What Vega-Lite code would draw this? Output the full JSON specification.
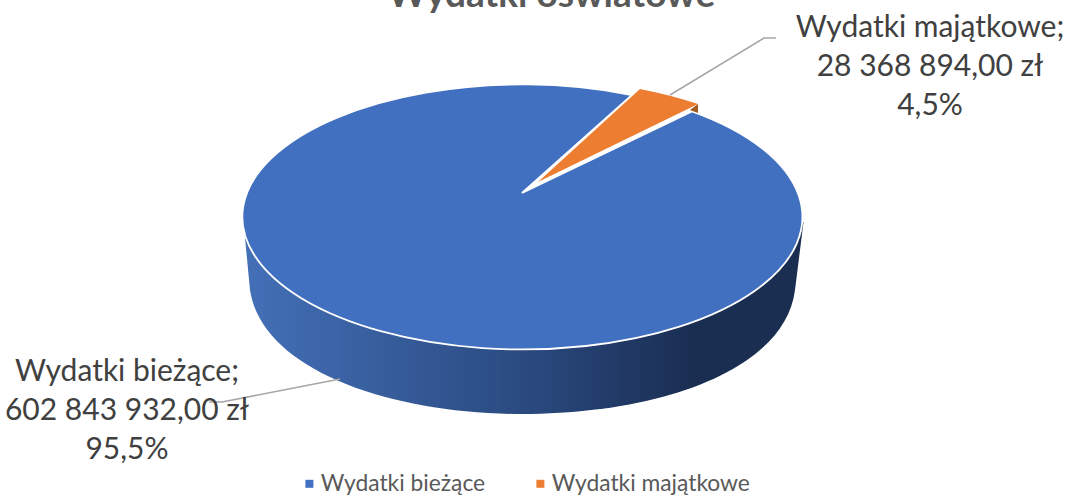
{"$schema":"https://vega.github.io/schema/vega-lite/v6.json","width":1073,"height":497,"padding":0,"autosize":{"type":"none"},"background":"white","title":{"text":"Wydatki oświatowe","orient":"top","anchor":"middle","frame":"group","dx":15,"offset":-44,"font":"Lato","fontSize":37,"fontWeight":"bold","color":"#595959","baseline":"alphabetic"},"config":{"view":{"stroke":null}},"data":{"values":[{"nazwa":"Wydatki bieżące","wartosc":602843932,"udzial":95.5,"etykieta":"Wydatki bieżące;\n602 843 932,00 zł\n95,5%"},{"nazwa":"Wydatki majątkowe","wartosc":28368894,"udzial":4.5,"etykieta":"Wydatki majątkowe;\n28 368 894,00 zł\n4,5%"}]},"encoding":{"x":{"field":"nazwa","type":"nominal","axis":null,"scale":{"type":"point","padding":0,"domain":["Wydatki bieżące","Wydatki majątkowe"],"range":[127,930]}},"y":{"field":"nazwa","type":"nominal","axis":null,"scale":{"type":"point","padding":0,"domain":["Wydatki bieżące","Wydatki majątkowe"],"range":[381,37]}}},"layer":[{"transform":[{"filter":"datum.udzial > 50"}],"mark":{"type":"point","filled":true,"opacity":1,"size":4,"strokeWidth":0,"shape":"M116.5 -159L123 -91C135 -11 263 33 395 33C533 33 658 -11 668 -91L676.5 -159Z","fill":{"x1":0,"x2":1,"y1":0,"y2":0,"gradient":"linear","stops":[{"offset":0,"color":"#4470b8"},{"offset":0.5,"color":"#2a4a80"},{"offset":0.8,"color":"#1a2e52"},{"offset":1,"color":"#1a2e52"}]}}},{"transform":[{"filter":"datum.udzial > 50"}],"mark":{"type":"point","filled":true,"opacity":1,"size":4,"stroke":"white","strokeWidth":1.8,"shape":"M395 -188L505 -286A280 132.5 0 1 0 565 -269.5Z"},"encoding":{"color":{"field":"nazwa","type":"nominal","scale":{"domain":["Wydatki bieżące","Wydatki majątkowe"],"range":["#4270c0","#ed7d31"]},"legend":{"title":null,"orient":"none","legendX":298,"legendY":472,"direction":"horizontal","columns":2,"symbolType":"square","symbolSize":64,"symbolStrokeWidth":0,"labelFont":"Lato","labelFontSize":22.8,"labelColor":"#595959","labelOffset":0,"columnPadding":43,"labelLimit":300}}}},{"transform":[{"filter":"datum.udzial > 50"}],"mark":{"type":"point","filled":false,"opacity":1,"size":4,"stroke":"#a6a6a6","strokeWidth":1.5,"shape":"M213 -2L95 21L82 21"}},{"transform":[{"filter":"datum.udzial < 50"}],"mark":{"type":"point","filled":false,"opacity":1,"size":4,"stroke":"#a6a6a6","strokeWidth":1.5,"shape":"M-260 58L-166 1L-154 1"}},{"transform":[{"filter":"datum.udzial < 50"}],"mark":{"type":"point","filled":true,"opacity":1,"size":4,"strokeWidth":0,"fill":"#a05a1e","shape":"M-240 73L-232 67L-232 76Z"}},{"transform":[{"filter":"datum.udzial < 50"}],"mark":{"type":"point","filled":true,"opacity":1,"size":4,"strokeWidth":0,"fill":"#ed7d31","shape":"M-392 145L-290 52A280 132.5 0 0 1 -232 67Z"}},{"mark":{"type":"text","font":"Lato","fontSize":30,"color":"#404040","align":"center","baseline":"alphabetic","lineBreak":"\n","lineHeight":39},"encoding":{"text":{"field":"etykieta","type":"nominal"}}}]}
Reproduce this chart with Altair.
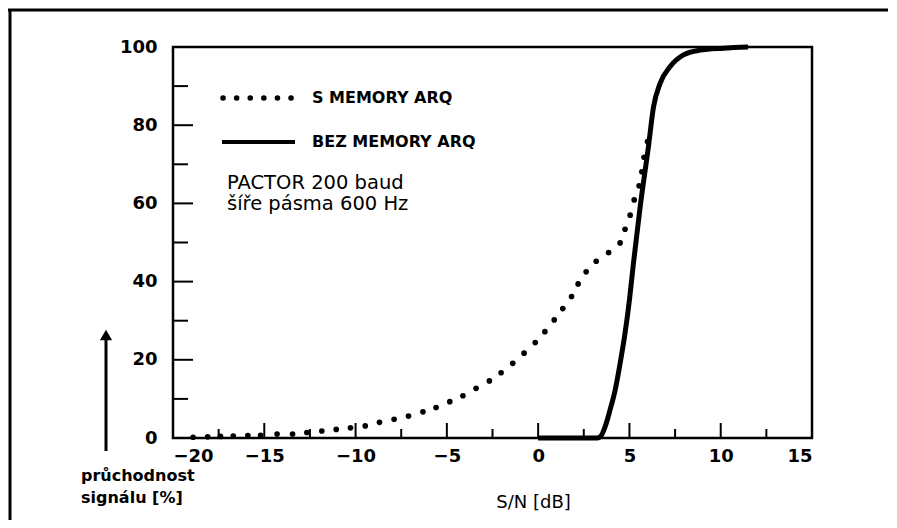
import altair as alt
import pandas as pd

# S MEMORY ARQ (dotted series)
s_mem_x = [-18.9, -18.1, -17.4, -16.7, -15.9, -15.2, -14.3, -13.45, -12.67, -11.85,
           -11.06, -10.28, -9.47, -8.69, -7.89, -7.1, -6.31, -5.59, -4.84, -4.12,
           -3.40, -2.67, -2.03, -1.39, -0.77, -0.16, 0.37, 0.88, 1.35, 1.83,
           2.19, 2.63, 3.18, 3.86, 4.49, 4.76, 5.04, 5.26, 5.53, 5.68, 5.80, 5.99]
s_mem_y = [0.2, 0.3, 0.4, 0.5, 0.6, 0.7, 1.0, 1.0, 1.4, 1.8,
           2.2, 2.6, 3.1, 4.0, 4.8, 5.6, 6.7, 7.8, 9.3, 10.8,
           12.7, 14.6, 16.7, 19.1, 21.7, 24.4, 27.2, 30.2, 33.1, 36.2,
           39.4, 42.5, 45.2, 47.4, 49.9, 53.4, 57.0, 60.9, 64.5, 68.1, 71.8, 75.8]

# BEZ MEMORY ARQ (solid series)
bez_x = [0.0, 3.2, 3.4, 3.67, 3.94, 4.22, 4.49, 4.76, 5.0, 5.22, 5.59, 6.04, 6.32,
         6.68, 7.23, 7.96, 8.87, 10.15, 11.5]
bez_y = [0.0, 0.0, 0.3, 2.9, 7.2, 12.3, 19.1, 26.8, 35.3, 44.7, 59.2, 74.5, 84.7,
         90.7, 95.0, 98.0, 99.2, 99.7, 100.0]

x_major = [-20, -15, -10, -5, 0, 5, 10, 15]
x_minor = [-17.5, -12.5, -7.5, -2.5, 2.5, 7.5, 12.5]
y_major = [0, 20, 40, 60, 80, 100]
y_minor = [10, 30, 50, 70, 90]

legend_labels = ["S MEMORY ARQ", "BEZ MEMORY ARQ"]
note_lines = ["PACTOR 200 baud", "šíře pásma 600 Hz"]
y_title = ["průchodnost", "signálu [%]"]
x_title = "S/N [dB]"

W, H = 639, 391
FONT = "DejaVu Sans"

xs = alt.Scale(domain=[-20, 15], nice=False, zero=False)
ys = alt.Scale(domain=[0, 100], nice=False, zero=False)

df_s = pd.DataFrame({"x": s_mem_x, "y": s_mem_y})
df_b = pd.DataFrame({"x": bez_x, "y": bez_y})
one = pd.DataFrame({"k": [0]})

x_axis = alt.Axis(values=x_major, format="d", ticks=False, tickSize=0, domain=False, grid=False,
                  labelFont=FONT, labelFontWeight="bold", labelFontSize=18, labelPadding=9,
                  labelColor="black", title=x_title, titleFont=FONT, titleFontWeight="normal",
                  titleFontSize=18, titleColor="black", titleX=360, titleY=64,
                  titleBaseline="middle", titleAlign="center")
y_axis = alt.Axis(values=y_major, format="d", ticks=False, tickSize=0, domain=False, grid=False,
                  labelFont=FONT, labelFontWeight="bold", labelFontSize=18, labelPadding=16,
                  labelColor="black", title=None)

dots = alt.Chart(df_s).mark_point(filled=True, shape="circle", size=32, color="black", opacity=1).encode(
    x=alt.X("x:Q", scale=xs, axis=x_axis),
    y=alt.Y("y:Q", scale=ys, axis=y_axis),
)

solid = alt.Chart(df_b).mark_line(color="black", strokeWidth=5, interpolate="monotone").encode(
    x=alt.X("x:Q", scale=xs), y=alt.Y("y:Q", scale=ys), order="x:Q"
)

xt_major = alt.Chart(pd.DataFrame({"t": x_major})).mark_rule(color="black", strokeWidth=2).encode(
    x=alt.X("t:Q", scale=xs), y=alt.value(H), y2=alt.value(H - 15))
xt_minor = alt.Chart(pd.DataFrame({"t": x_minor})).mark_rule(color="black", strokeWidth=2).encode(
    x=alt.X("t:Q", scale=xs), y=alt.value(H), y2=alt.value(H - 9))
yt_major = alt.Chart(pd.DataFrame({"t": y_major})).mark_rule(color="black", strokeWidth=2).encode(
    y=alt.Y("t:Q", scale=ys), x=alt.value(0), x2=alt.value(20))
yt_minor = alt.Chart(pd.DataFrame({"t": y_minor})).mark_rule(color="black", strokeWidth=2).encode(
    y=alt.Y("t:Q", scale=ys), x=alt.value(0), x2=alt.value(15))

leg_dots = alt.Chart(one).mark_rule(color="black", strokeWidth=5.5, strokeCap="round",
                                    strokeDash=[0.1, 13.5]).encode(
    x=alt.value(50), x2=alt.value(120), y=alt.value(51))
leg_line = alt.Chart(one).mark_rule(color="black", strokeWidth=4).encode(
    x=alt.value(49), x2=alt.value(122), y=alt.value(95))
leg_t1 = alt.Chart(one).mark_text(text=legend_labels[0], font=FONT, fontWeight="bold", fontSize=16,
                                  align="left", baseline="middle", color="black").encode(
    x=alt.value(139), y=alt.value(51))
leg_t2 = alt.Chart(one).mark_text(text=legend_labels[1], font=FONT, fontWeight="bold", fontSize=16,
                                  align="left", baseline="middle", color="black").encode(
    x=alt.value(139), y=alt.value(95))
note = alt.Chart(one).mark_text(text=note_lines, font=FONT, fontSize=19.5, lineHeight=21,
                                align="left", baseline="middle", color="black").encode(
    x=alt.value(54), y=alt.value(136))
ytitle = alt.Chart(one).mark_text(text=y_title, font=FONT, fontWeight="bold", fontSize=16,
                                  lineHeight=22, align="left", baseline="middle", color="black").encode(
    x=alt.value(-92), y=alt.value(429))
arrow_shaft = alt.Chart(one).mark_rule(color="black", strokeWidth=3).encode(
    x=alt.value(-67), y=alt.value(404), y2=alt.value(292))
arrow_head = alt.Chart(one).mark_point(shape="triangle-up", filled=True, size=150, color="black",
                                       opacity=1).encode(x=alt.value(-67), y=alt.value(288))
frame_top = alt.Chart(one).mark_rule(color="black", strokeWidth=3).encode(
    x=alt.value(-165), x2=alt.value(740), y=alt.value(-37))
frame_left = alt.Chart(one).mark_rule(color="black", strokeWidth=3).encode(
    x=alt.value(-163), y=alt.value(-38), y2=alt.value(490))

chart = alt.layer(
    dots, solid, xt_major, xt_minor, yt_major, yt_minor,
    leg_dots, leg_line, leg_t1, leg_t2, note, ytitle, arrow_shaft, arrow_head,
    frame_top, frame_left,
).properties(
    width=W, height=H,
    autosize=alt.AutoSizeParams(type="none"),
    padding={"left": 165, "top": 39, "right": 76, "bottom": 82},
    background="white",
).configure_view(stroke="black", strokeWidth=2.5)

chart.save("out.html", embed_options={"renderer": "svg", "actions": False})
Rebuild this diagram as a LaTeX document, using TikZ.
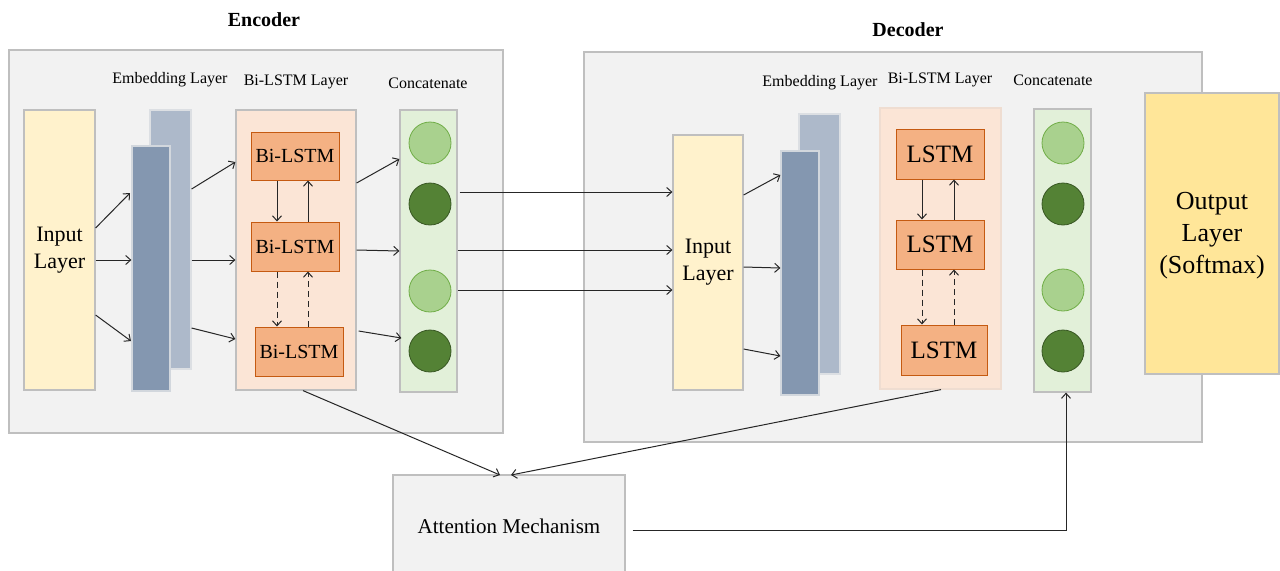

==========

• _Work to do_: Copy out the lines that hold "this".

• _Output of the task_:
What Vega-Lite code would draw this? Output the full JSON specification.
Reproduce this chart with Altair.
Rebuild this diagram as a LaTeX document, using TikZ.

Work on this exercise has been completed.